Tuesday, 28 April 2009

Stopwording the terms seems to decrease the distance from the centroid. This is important! (at least in my little fish-bowl).

Sunday, 26 April 2009

The download of the first 250 pages for each os50k settlement name in the uk has finished. CICS are probably still trying to find their missing bandwidth, and the uni network is probably running twice as fast now (only joking the latency of each batch of 50 has been the main cause of the slowness of the program).
Done now, won't have to do it again! Now to index it and see if the results are better from this corpus (it certainly has more placenames in it judging by my indexing of the first 150 of each).

Wednesday, 22 April 2009


This is resource plotted against distance for all regions from the region crawl (direct from Yahoo!). The pointy one is osl, the twin peaks one is oscp and the other one is os50k. I though postcodes would tend to be closer to the centroid than street names.

Some results


I have plotted distance against a metric that compares counts in bnc against counts in Geograph (modified from ACM GIS paper). Not sure I can see a relationship here. distance is x, the "common textness" measure is y, negaite numbers being more common text that geographic. clearly it clusters at shorter distances, and tends to be above the 0 line on the other metric.
I also checked how much "stopword" sets overlapped for the bnc derived top 1000 and the longest distance top 1000, they do not overlap more than random, although when you look at the words in each list they frequently seem plausible common english words. This suggests that the two lists do not validate each other, but should be combined. This however then leaves the problem of showing that they are valid to exclude. In particular I can hardly exclude all the furthest away places and then say "look the points cluster round the centroid better"!
I am working today on bucketing the numbers so it might be easier to see what is ging on and creating a graph showing the distribuion of distances, which I will thn run controlling for resource, region size and stopwordness. Hopefully these distributions will look different.

Tuesday, 14 April 2009


This is the non-random set of geocodes (genuinely from the webpages), stopworded.
Now indexing the first 3 directories of os50kcorpus. I am still collecting another 2, but have run out of patience to see what exactly I have in the first 3, which is pages 1-150 of each settlement name. Will it be skewed by the way it was created?

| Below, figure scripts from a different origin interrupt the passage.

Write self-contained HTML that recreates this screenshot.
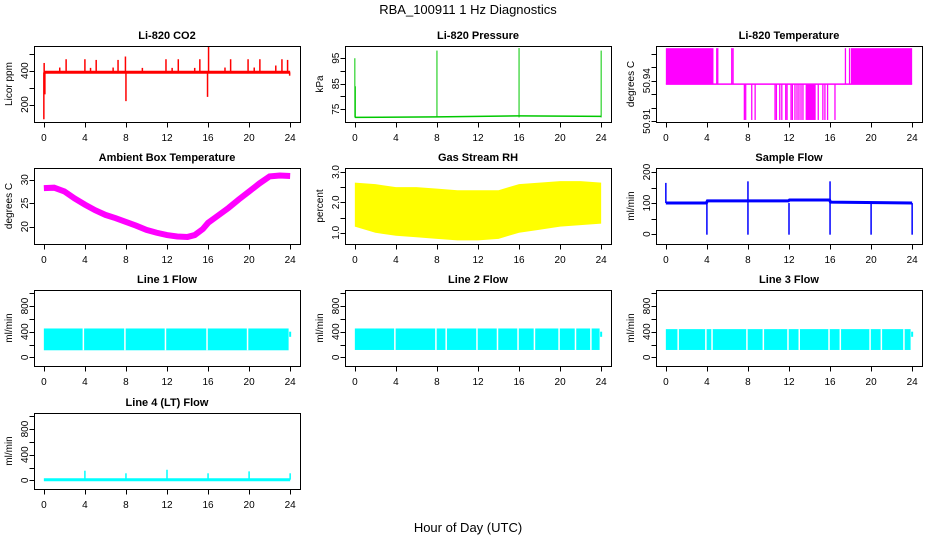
<!DOCTYPE html>
<html><head><meta charset="utf-8"><style>
html,body{margin:0;padding:0;background:#fff}
svg{display:block;font-family:"Liberation Sans",sans-serif}
</style></head><body>
<svg id="c" width="936" height="540" viewBox="0 0 936 540">
<text x="468" y="14" text-anchor="middle" font-size="13">RBA_100911  1 Hz Diagnostics</text>
<text x="468" y="532" text-anchor="middle" font-size="13">Hour of Day (UTC)</text>
</svg>
<script>
// ---- data ----
const xTicks=[0,4,8,12,16,20,24];
// CO2
const co2Base=390;
const co2SpikeHours=[0,0.03,0.1,1.55,2.17,4.0,4.55,5.1,6.75,7.23,7.95,8.0,9.6,11.9,12.5,13.1,14.7,15.2,15.95,16.05,17.65,18.2,19.9,20.5,21.05,22.6,23.2,23.75,23.95];
const co2SpikeVals=[113,445,260,418,467,467,416,463,418,463,483,220,416,467,416,467,416,467,245,543,418,467,467,418,467,430,467,463,370];
// Pressure
const presBaseHours=[0,8,16,24];
const presBaseVals=[71.8,72.0,72.4,72.2];
const presSpikeHours=[0,0.05,8,16,24];
const presSpikeVals=[95,84,98,99,98];
// Li-820 temperature
const tLevels=[50.911,50.9375,50.964];
const tUpperFills=[[0,4.64],[18.03,24]];
const tUpperLines=[4.96,5.06,6.42,6.55,17.5,17.9];
const tLowerFills=[[13.62,14.6]];
const tLowerLines=[7.65,7.78,8.37,8.7,10.64,10.77,11.1,11.3,11.68,11.81,12.2,12.33,12.58,12.78,12.97,13.17,13.36,14.85,15.3,15.5,15.76,16.48];
// Ambient
const ambHours=[0,1,2,3,4,5,6,7,8,9,10,11,12,13,14,14.7,15.5,16,17,18,19,20,21,22,23,24];
const ambVals=[28.2,28.3,27.5,26,24.7,23.5,22.5,21.8,21,20.2,19.3,18.7,18.2,17.9,17.8,18.2,19.5,20.8,22.4,24,25.8,27.5,29.2,30.7,30.9,30.8];
// RH
const rhHours=[0,2,4,6,8,10,12,14,15,16,18,20,22,24];
const rhLo=[1.2,1.0,0.9,0.85,0.8,0.75,0.75,0.8,0.9,1.0,1.1,1.2,1.25,1.3];
const rhHi=[2.65,2.6,2.5,2.5,2.45,2.4,2.4,2.4,2.5,2.6,2.65,2.7,2.7,2.65];
// Sample flow
const sfHours=[0,3.95,4.05,11.95,12.05,15.95,16.05,24];
const sfVals=[100,100,107,107,110,110,103,100];
const sfDropHours=[4,8,12,16,20,24];
const sfUpHours=[0,8,16];
const sfUpVals=[165,170,170];
// Line flows
const l1Lo=110,l1Hi=450,l1Gaps=[3.85,7.9,11.85,15.9,19.85];
const l2Lo=115,l2Hi=450,l2Gaps=[3.9,7.9,8.9,11.9,13.9,15.9,17.5,19.9,21.5,23.0];
const l3Lo=115,l3Hi=440,l3Gaps=[1.2,3.9,4.5,7.9,9.5,11.9,13.0,15.9,17.0,19.9,21.0,23.2];
const l4Base=10;
const l4SpikeHours=[4,8,12,16,20,24];
const l4SpikeVals=[150,110,165,110,140,110];

// ---- layout ----
const svg=document.getElementById('c');
const NS='http://www.w3.org/2000/svg';
const W=266,H=76,colsX=[34,345,656],rowsY=[46,168,290,413];
function mk(tag,attrs,parent){const e=document.createElementNS(NS,tag);for(const k in attrs)e.setAttribute(k,attrs[k]);(parent||svg).appendChild(e);return e;}
let clipN=0;
function panel(col,row,title,ylab,ymin,ymax,yt,ylabels,name){
  const p={x:colsX[col],y:rowsY[row],ymin,ymax};
  p.sx=h=>p.x+W*(h+0.96)/25.92;
  p.sy=v=>p.y+H*(ymax-v)/(ymax-ymin);
  const g=mk('g',{});
  
  
  const t=mk('text',{x:p.x+W/2,y:p.y-7,'text-anchor':'middle','font-size':11,'font-weight':'bold'},g);
  t.textContent=title;
  
  
  const cid='clip'+(clipN++);
  const cp=mk('clipPath',{id:cid},g);
  mk('rect',{x:p.x,y:p.y,width:W,height:H},cp);
  p.plot=mk('g',{'clip-path':'url(#'+cid+')'},g);
  
  
  const box=mk('rect',{x:p.x+0.5,y:p.y+0.5,width:W,height:H,fill:'none',stroke:'#000','stroke-width':1},g);
  
  
  const by=p.y+H+0.5;
  const xa=mk('g',{},g);
  
  
  mk('line',{x1:p.sx(0),x2:p.sx(24),y1:by,y2:by,stroke:'#000'},xa);
  xTicks.forEach(h=>{
    mk('line',{x1:Math.round(p.sx(h))+0.5,x2:Math.round(p.sx(h))+0.5,y1:by,y2:by+5,stroke:'#000'},xa);
    const l=mk('text',{x:p.sx(h),y:p.y+H+19,'text-anchor':'middle','font-size':10},xa);
    l.textContent=h;
    
    
  });
  const ya=mk('g',{},g);
  
  
  const bx=p.x+0.5;
  mk('line',{x1:bx,x2:bx,y1:p.sy(yt[0]),y2:p.sy(yt[yt.length-1]),stroke:'#000'},ya);
  yt.forEach((v,i)=>{
    const yy=Math.round(p.sy(v))+0.5;
    mk('line',{x1:bx-5,x2:bx,y1:yy,y2:yy,stroke:'#000'},ya);
    if(ylabels[i]){
      const l=mk('text',{x:0,y:0,'text-anchor':'middle','font-size':10,transform:`translate(${p.x-6},${p.sy(v)}) rotate(-90)`},ya);
      l.textContent=ylabels[i];
      
      
    }
  });
  const yl=mk('text',{x:0,y:0,'text-anchor':'middle','font-size':10,transform:`translate(${p.x-22},${p.y+H/2}) rotate(-90)`},g);
  yl.textContent=ylab;
  
  
  return p;
}
function vline(p,h,v1,v2,color,w){
  const e=mk('line',{x1:p.sx(h),x2:p.sx(h),y1:p.sy(v1),y2:p.sy(v2),stroke:color,'stroke-width':w||1.3},p.plot);
  
  
}
function poly(p,hs,vs,color,w){
  const e=mk('polyline',{points:hs.map((h,i)=>p.sx(h)+','+p.sy(vs[i])).join(' '),fill:'none',stroke:color,'stroke-width':w||1.3},p.plot);
  
  
}
function band(p,hs,lo,hi,color){
  const pts=hs.map((h,i)=>p.sx(h)+','+p.sy(hi[i])).concat(hs.slice().reverse().map((h,i)=>p.sx(h)+','+p.sy(lo[hs.length-1-i])));
  const e=mk('polygon',{points:pts.join(' '),fill:color},p.plot);
  
  
}
function rectH(p,h1,h2,v1,v2,color,name){
  const e=mk('rect',{x:p.sx(h1),y:p.sy(v2),width:p.sx(h2)-p.sx(h1),height:p.sy(v1)-p.sy(v2),fill:color},p.plot);
  
  
}

// CO2
let p=panel(0,0,'Li-820 CO2','Licor ppm',97,545,[200,300,400,500],['200','','400',''],'co2');
poly(p,[0,24],[co2Base,co2Base],'#f00',3);
co2SpikeHours.forEach((h,i)=>vline(p,h,co2Base,co2SpikeVals[i],'#f00',1.5));
// Pressure
p=panel(1,0,'Li-820 Pressure','kPa',70,99.8,[75,80,85,90,95],['75','','85','','95'],'pressure');
poly(p,presBaseHours,presBaseVals,'#00c800',1.5);
presSpikeHours.forEach((h,i)=>vline(p,h,presBaseVals[0],presSpikeVals[i],'#00c800',1));
// Li temp
p=panel(2,0,'Li-820 Temperature','degrees C',50.9095,50.9656,[50.91,50.92,50.93,50.94,50.95,50.96],['50.91','','','50.94','',''],'li-temp');
poly(p,[0,24],[tLevels[1],tLevels[1]],'#f0f',1.5);
tUpperFills.forEach(f=>rectH(p,f[0],f[1],tLevels[1],tLevels[2],'#f0f','upper-fill'));
tUpperLines.forEach(h=>vline(p,h,tLevels[1],tLevels[2],'#f0f',1.3));
tLowerFills.forEach(f=>rectH(p,f[0],f[1],tLevels[0],tLevels[1],'#f0f','lower-fill'));
tLowerLines.forEach(h=>vline(p,h,tLevels[0],tLevels[1],'#f0f',1.3));
// Ambient
p=panel(0,1,'Ambient Box Temperature','degrees C',16.3,32.5,[20,25,30],['20','25','30'],'ambient-temp');
poly(p,ambHours,ambVals,'#f0f',6);
// RH
p=panel(1,1,'Gas Stream RH','percent',0.63,3.13,[1.0,1.5,2.0,2.5,3.0],['1.0','','2.0','','3.0'],'rh');
band(p,rhHours,rhLo,rhHi,'#ff0');
// Sample flow
p=panel(2,1,'Sample Flow','ml/min',-32,213,[0,50,100,150,200],['0','','100','','200'],'sample-flow');
poly(p,sfHours,sfVals,'#00f',3);
sfDropHours.forEach(h=>vline(p,h,100,-2,'#00f',1.5));
sfUpHours.forEach((h,i)=>vline(p,h,100,sfUpVals[i],'#00f',1.5));
// Line flows
function linePanel(col,row,title,lo,hi,gaps,name){
  const q=panel(col,row,title,'ml/min',-135,1050,[0,200,400,600,800,1000],['0','','400','','800',''],name);
  rectH(q,0,23.85,lo,hi,'#0ff','flow-band');
  gaps.forEach(h=>vline(q,h,lo,hi,'#fff',1.5));
  vline(q,24,320,400,'#0ff',2);
  return q;
}
linePanel(0,2,'Line 1 Flow',l1Lo,l1Hi,l1Gaps,'line1-flow');
linePanel(1,2,'Line 2 Flow',l2Lo,l2Hi,l2Gaps,'line2-flow');
linePanel(2,2,'Line 3 Flow',l3Lo,l3Hi,l3Gaps,'line3-flow');
p=panel(0,3,'Line 4 (LT) Flow','ml/min',-135,1050,[0,200,400,600,800,1000],['0','','400','','800',''],'line4-flow');
poly(p,[0,24],[l4Base,l4Base],'#0ff',3);
l4SpikeHours.forEach((h,i)=>vline(p,h,l4Base,l4SpikeVals[i],'#0ff',1.5));
</script>
</body></html>
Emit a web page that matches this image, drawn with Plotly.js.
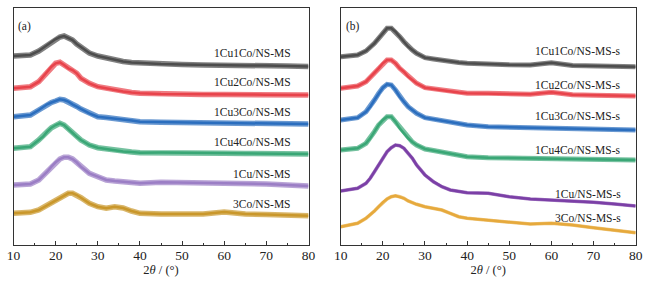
<!DOCTYPE html>
<html>
<head>
<meta charset="utf-8">
<script src="https://cdn.plot.ly/plotly-3.0.1.min.js"></script>
<style>html,body{margin:0;padding:0;background:#fff;}#chart{width:656px;height:281px;}</style>
</head>
<body>
<div id="chart"></div>
<script>
// 2theta grid (degrees)
const twoTheta = [10,12,14,16,17,18,19,20,21,22,23,24,25,26,27,28,30,32,34,36,38,40,45,50,55,60,65,70,75,80];

// Panel (a): offset intensities (a.u.)
const a_1Cu1Co = [189,189.5,190,194,197,200,203,206,208,209,207,205,201,198,195,192,189,187,185,183.5,182.5,182,181,180.5,180,180,179.5,179.5,179,178.5];
const a_1Cu2Co = [156.7,157.5,158.3,163.3,168,173.3,178.3,181.7,182.7,180,176.7,175,171.7,166.7,164,161.7,158.3,156.5,155,153.5,152.5,151.7,151,150.7,150.5,150.5,150.5,150.3,150,150];
const a_1Cu3Co = [128.3,129,130,135,138,140.7,142.5,144,145.7,145,143.3,140.7,138.5,136,134,131.7,128.3,127.5,126.5,125.5,124.5,123.3,122.7,122.5,122.2,122,121.8,121.5,121.2,121];
const a_1Cu4Co = [96.7,97.5,98.3,105,108.3,113.3,117.3,120,121.7,120,116,111.7,108.3,105,102.5,100,97.3,96,94.5,93.5,93,92.3,92.5,92.3,92,91.8,91.5,91.3,91,91];
const a_1Cu = [60,60.5,61,65,69,73.3,78.3,82.7,86,87.7,87.7,86,82.7,78.3,75,71.7,68.3,65,64,63,62.5,61.7,62.8,62.5,62.5,62.3,62,61,60,59];
const a_3Co = [31.7,32.2,32.7,35,37.5,40,42.5,45,47.5,50,51.7,51.7,50,47.3,44.5,41.7,38.3,36.7,38.3,37,34,31.7,31,31,31,33,31,30.5,30,29.3];

// Panel (b)
const b_1Cu1Co = [188.3,189,190,194,197.5,201.7,206.7,211.7,216.7,216.7,213.3,208.3,203.3,198.3,195,191.7,187.3,186,184.5,183.5,182.5,181.7,180.7,180.2,180,182.2,179.5,179,178.7,178.3];
const b_1Cu2Co = [156.7,157.5,159,163.3,167.5,171.7,176.7,181.7,185,185,181.7,176.7,173.3,168.3,165,161.7,157.3,156,154.5,153.5,152.5,151.7,151.7,151,150.7,152.7,150.2,149.8,149.4,149];
const b_1Cu3Co = [125,126,127.3,133.3,138.3,145,151.7,157.3,160.7,160,155,148.3,143.3,138.3,135,131.7,127.3,126,124.5,123,121.5,120,118.3,117.8,117.3,117,116.5,116,115.5,115];
const b_1Cu4Co = [95,95.8,96.7,101.7,106.7,113.3,120,125,128.3,128.3,123.3,116.7,111.7,106.7,103,100,96,94.5,93,91.5,90,88.3,87.3,87,86.7,86.5,86,85.7,85.3,85];
const b_1Cu = [54,55,56.7,61.7,66.7,73.3,80,86.7,93.3,97.3,100,99.3,96.7,91.7,86.7,80,70,63.3,58.3,55,53.3,52.3,51.7,48.3,46,45,44,42.7,41,39];
const b_3Co = [18.3,20,21.7,26.7,30,34,38.3,42.7,46,48.3,49.3,48.3,46.7,44,42.2,40.7,38.3,36.7,35,31.7,28.3,26.7,25,22.7,21,21.7,20,17.3,15,12.3];

const namesA = ['1Cu1Co/NS-MS','1Cu2Co/NS-MS','1Cu3Co/NS-MS','1Cu4Co/NS-MS','1Cu/NS-MS','3Co/NS-MS'];
const namesB = ['1Cu1Co/NS-MS-s','1Cu2Co/NS-MS-s','1Cu3Co/NS-MS-s','1Cu4Co/NS-MS-s','1Cu/NS-MS-s','3Co/NS-MS-s'];
const labelYA = [192,163,133,103,71,41];
const labelYB = [194,160,129.3,95.3,51,27];
const xTickVals = [10,20,30,40,50,60,70,80];

const seriesA = [a_1Cu1Co,a_1Cu2Co,a_1Cu3Co,a_1Cu4Co,a_1Cu,a_3Co];
const seriesB = [b_1Cu1Co,b_1Cu2Co,b_1Cu3Co,b_1Cu4Co,b_1Cu,b_3Co];
const colorsA = ['#4d4d4d','#e8434b','#2b6ebe','#3aa776','#9b7ec5','#c9972b'];
const colorsB = ['#4d4d4d','#e8434b','#2b6ebe','#3aa776','#7b3fa6','#e6a93c'];
const bandA = [5.5,5.5,5.5,5.5,5.5,5.5];
const bandB = [5,5,5,5,3.5,3.5];

const traces = [];
function addSeries(ys, color, xa, ya, band, name) {
  traces.push({x: twoTheta, y: ys, xaxis: xa, yaxis: ya, mode: 'lines', name: name,
    line: {color: color, width: band, shape: 'linear'}, opacity: 0.7, hoverinfo: 'skip', showlegend: false});
  traces.push({x: twoTheta, y: ys, xaxis: xa, yaxis: ya, mode: 'lines', name: name,
    line: {color: color, width: 2.5, shape: 'linear'}, showlegend: false});
}
seriesA.forEach((s, i) => addSeries(s, colorsA[i], 'x', 'y', bandA[i], namesA[i]));
seriesB.forEach((s, i) => addSeries(s, colorsB[i], 'x2', 'y2', bandB[i], namesB[i]));

const font = {family: 'Liberation Serif, Times New Roman, serif', color: '#222'};
const annotations = [];
namesA.forEach((n, i) => annotations.push({x: 76.3, y: labelYA[i], xref: 'x', yref: 'y', text: n, showarrow: false,
  xanchor: 'right', yanchor: 'middle', font: Object.assign({size: 11.5}, font)}));
namesB.forEach((n, i) => annotations.push({x: 77.1, y: labelYB[i], xref: 'x2', yref: 'y2', text: n, showarrow: false,
  xanchor: 'right', yanchor: 'middle', font: Object.assign({size: 11.5}, font)}));
annotations.push({x: 12.6, y: 219, xref: 'x', yref: 'y', text: '(a)', showarrow: false, xanchor: 'center', yanchor: 'middle', font: Object.assign({size: 11.5}, font)});
annotations.push({x: 12.8, y: 219, xref: 'x2', yref: 'y2', text: '(b)', showarrow: false, xanchor: 'center', yanchor: 'middle', font: Object.assign({size: 11.5}, font)});

function xAxis(domain, anchor) {
  return {domain: domain, anchor: anchor, range: [10, 80], showgrid: false, zeroline: false,
    showline: true, mirror: true, linecolor: '#333', linewidth: 1,
    ticks: 'inside', ticklen: 4, tickwidth: 1, tickcolor: '#333',
    tickvals: xTickVals, ticktext: xTickVals.map(String),
    minor: {dtick: 5, tick0: 5, ticks: 'inside', ticklen: 2.5, tickcolor: '#333', showgrid: false},
    tickfont: Object.assign({size: 13.5}, font),
    ticklabelstandoff: -2,
    title: {text: '2<i>θ</i> / (°)', font: Object.assign({size: 12.5}, font), standoff: 0}};
}
function yAxis(anchor) {
  return {domain: [0, 1], anchor: anchor, range: [0, 237], showgrid: false, zeroline: false,
    showline: true, mirror: true, linecolor: '#333', linewidth: 1, ticks: '', showticklabels: false, fixedrange: true};
}

const layout = {
  width: 656, height: 281,
  margin: {l: 0, r: 0, t: 8, b: 36},
  paper_bgcolor: '#fff', plot_bgcolor: '#fff',
  showlegend: false,
  xaxis: xAxis([0.0206, 0.4703], 'y'),
  yaxis: yAxis('x'),
  xaxis2: xAxis([0.5194, 0.969], 'y2'),
  yaxis2: yAxis('x2'),
  annotations: annotations
};
Plotly.newPlot('chart', traces, layout, {displayModeBar: false, staticPlot: true});
</script>
</body>
</html>
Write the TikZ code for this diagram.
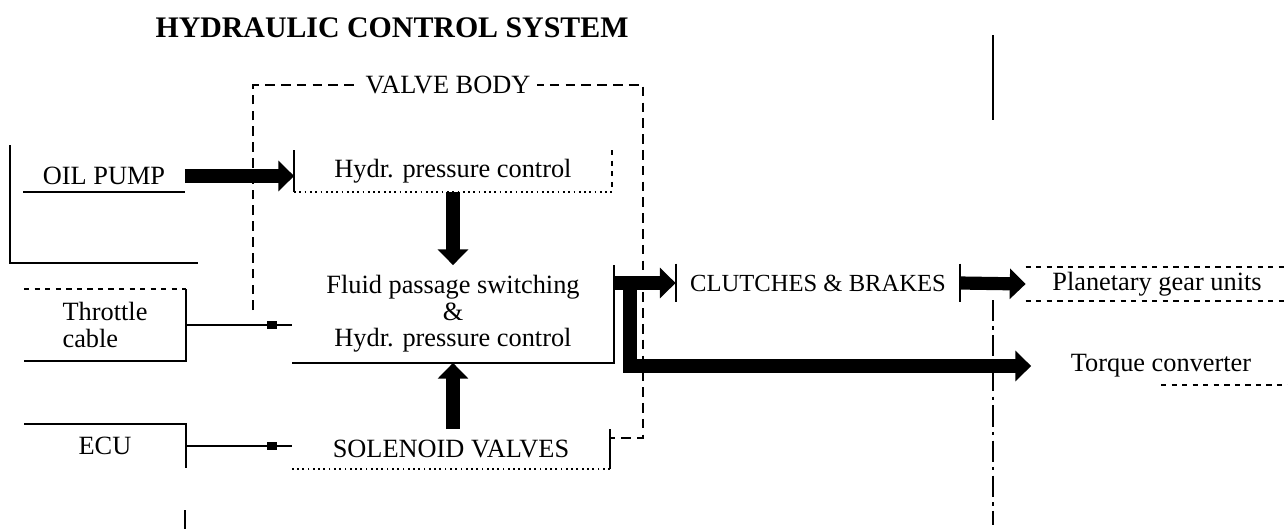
\documentclass[tikz,border=0pt]{standalone}
\usepackage{fontspec}
\setmainfont{Liberation Serif}
\usetikzlibrary{arrows.meta}
\usetikzlibrary{calc}
\usetikzlibrary{decorations.markings}

\begin{document}
\begin{tikzpicture}[x=0.02cm, y=-0.02cm, line width=1pt,
    box/.style={inner sep=0pt, font=\fontsize{15}{15}\selectfont},
    flow/.style={line width=7.5pt, line join=miter, -{Triangle[length=9pt,width=17pt]}},
    signal/.style={postaction={decorate}, decoration={markings,
        mark=at position -0.3cm with {\fill (-0.2cm,-0.08cm) rectangle (0cm,0.08cm);}}},
    frame/.style={dash pattern=on 5.5pt off 3.5pt}]

    % Page
    \useasboundingbox (0,0) rectangle (1288,529);

    % Title
    \node[font=\fontsize{17}{17}\selectfont\bfseries] (title) at (392,28) {HYDRAULIC CONTROL SYSTEM};

    % Boxes
    \node[box, minimum width=3.2cm, minimum height=0.6cm] (pump) at (104,176) {OIL PUMP};
    \node[box, minimum width=3.2cm, minimum height=1.4cm, align=left] (thr) at (105,325) {Throttle\\cable};
    \node[box, minimum width=3.2cm, minimum height=0.84cm] (ecu) at (105,446) {ECU};

    \node[box, minimum width=6.32cm, minimum height=0.8cm] (hpc) at (453,171) {Hydr. pressure control};
    \node[box, minimum width=6.4cm, minimum height=1.92cm, align=center] (fluid) at (453,314)
        {Fluid passage switching\\\&\\Hydr. pressure control};
    \node[box, minimum width=6.32cm, minimum height=0.76cm] (sol) at (451,449) {SOLENOID VALVES};

    \node[box, minimum width=5.66cm, minimum height=0.74cm, font=\fontsize{14}{14}\selectfont] (cl) at (818,283) {CLUTCHES \& BRAKES};
    \node[box, minimum width=5.22cm, minimum height=0.64cm] (plan) at (1157,284) {Planetary gear units};
    \node[box, minimum width=5.16cm, minimum height=0.72cm] (torque) at (1161,366) {Torque converter};

    % Box edges
    \draw (pump.south west) -- (pump.south east);
    \draw (10,145) -- (10,263) -- (198,263);
    \draw (hpc.north west) -- (hpc.south west);
    \draw[dashed] (hpc.north east) -- (hpc.south east);
    \draw[dotted] (hpc.south west) -- (hpc.south east);
    \draw (fluid.north east) -- (fluid.south east) -- (fluid.south west);
    \draw[dashed] (thr.north west) -- (thr.north east);
    \draw (thr.north east) -- (thr.south east) -- (thr.south west);
    \draw (ecu.south east) -- (ecu.north east) -- (ecu.north west);
    \draw (sol.north east) -- (sol.south east);
    \draw[dotted] (sol.south east) -- (sol.south west);
    \draw (cl.north west) -- (cl.south west);
    \draw (cl.north east) -- (cl.south east);
    \draw[dashed] (plan.north west) -- (plan.north east);
    \draw[dashed] (plan.south west) -- (plan.south east);
    \draw[dashed] (torque.south) -- (torque.south east);

    % Valve body
    \draw[frame] (253,310) -- (253,85) -- (643,85) -- (643,438) -- (sol.east |- 0,438);
    \node[box, fill=white, inner xsep=4pt] (vb) at (448,85) {VALVE BODY};

    % Guide lines
    \draw (993,35) -- (993,120);
    \draw[dash pattern=on 12pt off 3pt on 2pt off 3pt] (993,300) -- (993,525);
    \draw (185,510) -- (185,529);

    % Signals
    \draw[signal] (thr.east) -- (thr.east -| fluid.west);
    \draw[signal] (ecu.east) -- (ecu.east -| sol.west);

    % Oil flow
    \coordinate (split) at (630,283);
    \draw[flow] (pump.east) -- (pump.east -| hpc.west);
    \draw[flow] (hpc.south) -- (fluid.north);
    \draw[flow] (fluid.south |- sol.north) -- (fluid.south);
    \draw[flow] (fluid.east |- cl.west) -- (cl.west);
    \draw[flow] (split) |- (torque.west);
    \draw[flow] (cl.east) -- (plan.west);

\end{tikzpicture}
\end{document}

The other thing that can happen with this corpus is a search for the 2500 regions, that I can geocoded against a random selection of pages; are there any differences in scopes etc? Since this process is slow, I might choose a smaller set of "regions" the middle set is uk settlements, which are bounded by rural areas anyway and seem different to snis and counties. There are also many more of them, and it seems to me there are too many. It would probably have been better to select about 100 - 500 of them, but to put more effort into finding neighbourhood data (like snis) for different cities. Probably a bit late now.

Thursday, 9 April 2009

Not much variation with size of region. this does not support the gir2007 paper, but the methodology was different.
Bug fixed. number of items in each resource is extremely evenly distributed. Building the stopword list now to see what that does.

Perhaps the point should be that although the georefs are evenly distributed that for smaller regions you need smaller georefs, so focusing on those is the most important thing. Don't know, will have to have a think.

Wednesday, 8 April 2009

Found a "bugette" in the counting algorithm. Basically I counted settlements separately and excluded them from the os50k count, then did not put hem on the report. Fixing...
Still trying to get a report of resource totals to tally. Reading at the same time. Have read through the Monty Hall problem (Bayes) again. It is strange that most new ideas have that "oh yes of course" to them, but this one just seems too counter intuitive. Hopefully I will be able to believe in it one day...

Monday, 6 April 2009

Reading again while the machine builds a "stopword" list of geo/non-geo anbiguous placenames.
Also rebuilding counts of resources membership in regioncrawl and a randomised copy of regioncrawl. They should be the same. Will then check distance stats between the two which will differ. Will try looking at regioncrawl resource counts when stopworded, I suspect most stopwords appear in os50k. A more marked difference between levels may be obvious when the stopworded placenames are removed.
I am still downloading 150-200th web pages for the os50kcorpus, and when the machine is less busy 200-250. When I have these I will probably stop downloading pages; time is getting short and this takes too long.

Friday, 3 April 2009

Reading again today (and keeping the machine working).

Trying to find out how people have done geoparsing in the past, whether they try to use context, and if so how. I am hoping to take the view that the other georefs in a page are all the context needed and to use gazetteers to work out the relationships between them. This has been done before, but I am not sure anyone has investigated why certain assumptions should hold. Most of it has been done with implementation in mind and evaluated by testing the results.

Thursday, 2 April 2009

Doing a bit of reading in order to write today.

Wednesday, 1 April 2009

trying to build xaira on linux or find a way of running it with multiple names on windows has not been successful. Not using xslt script found in bnc installation disk to strip back to text. Now can use lucene to index it and get those lovely tf/df counts.